Chess grows in popularity with students across the St. Louis area
By: Carol Enright
As they dropped their backpacks and headed into the classroom to find an early morning chess game, it’s safe to surmise that students at Carman Trails Elementary School in the Parkway School District might never have heard of Bobby Fischer, widely hailed as the greatest chess player of all time. Still, they came to school an hour early to play a game many consider too complex for kids.
“It’s fun,” said fourth-grader, Aidan Scharf, who has tried to teach it to his parents.
“They didn’t know how to move a horse,” he said.
ESOL teacher, Kathryn Auclair-Glascock, helps run the chess club at Carman Trails. She said many students, like Aidan, want to teach their parents to play chess and that this experience is good for kids.
“It definitely helps them with their logical thinking and, equally as important, it really improves their self-confidence overall – because they know to play chess, which a lot of adults see as a difficult thing,” said Auclair-Glascock.
With more than 80 participants, Carman Trails might have one of the largest school chess clubs in the area, but it’s certainly not the only one. According to the Chess Club and Scholastic Center of St. Louis, school programs are on the rise.
“Our scholastic program’s been growing by leaps and bounds over the past couple of years,” said Mike Wilmering of the Chess Club and Scholastic Center of St. Louis. “In the 2011-2012 school year, we brought chess programming to about 3,600 students in more than 100 different classrooms and community centers across the St. Louis area.”
Parkway has chess clubs at all 18 of its elementary schools. Some are run through the district’s community education program. Others, like the one at Carman Trails, are run by volunteer teachers and parents.
The Rockwood School District has community-education sponsored chess programs at 14 of its elementary schools. Both districts have clubs at the middle and high school levels, too. And, Alex Vergilesov, scholastics coordinator at the Chess Club and Scholastic Center of St. Louis, said every local college has some sort of chess club or team.
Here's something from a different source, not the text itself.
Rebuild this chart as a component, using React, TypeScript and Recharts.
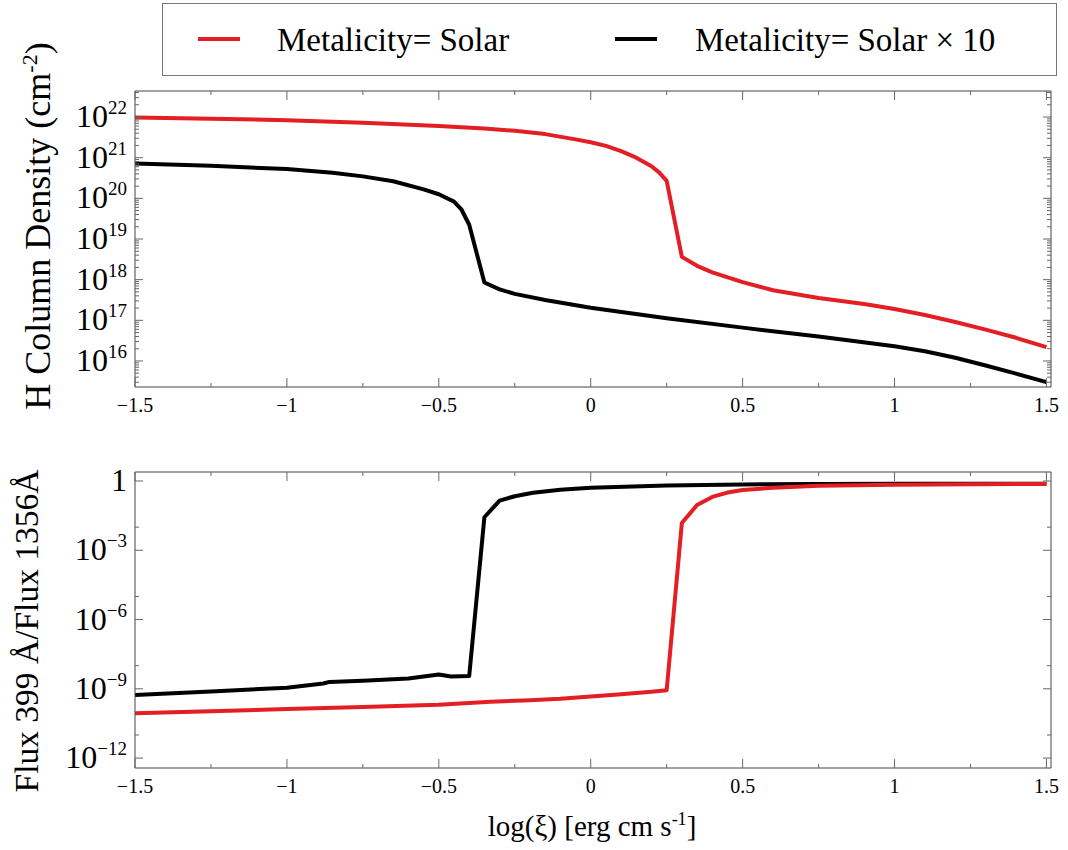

Webster University has one of the top collegiate programs in the country, Lindenwood University offers up to 30 chess scholarships, and Maryville University recently started a chess club.
The growth in school chess programs locally reflects the rising popularity of chess nationwide. According to a 2012 survey commissioned by AGON, the company that was recently accorded the commercial rights to the World Chess Championships by the World Chess Federation, 35 million Americans are playing chess regularly.
Despite its popularity, the perception remains that this “Game of Kings” is only for the stratospherically smart.
“That is one of our biggest enemies,” said Vergilesov, noting anyone can learn chess.
“The proof is that we teach kids as young as 5 or 6 how to play chess,” he added.
By all accounts, those kids are reaping a boatload of benefits.
“Chess teaches problem solving skills, critical thinking, spatial awareness, goal setting, sportsmanship, planning – all sorts of really great benefits for developing students,” said Wilmering. “And it’s a game. It’s fun. It’s sort of like sneaking veggies into their ice cream.”
Vergilesov said his favorite cognitive benefit is forward thinking, as chess requires players to think several moves ahead.
“That’s a life skill that we can teach kids and they can apply to different areas as they grow up,” he said. “It’s important to think ahead.”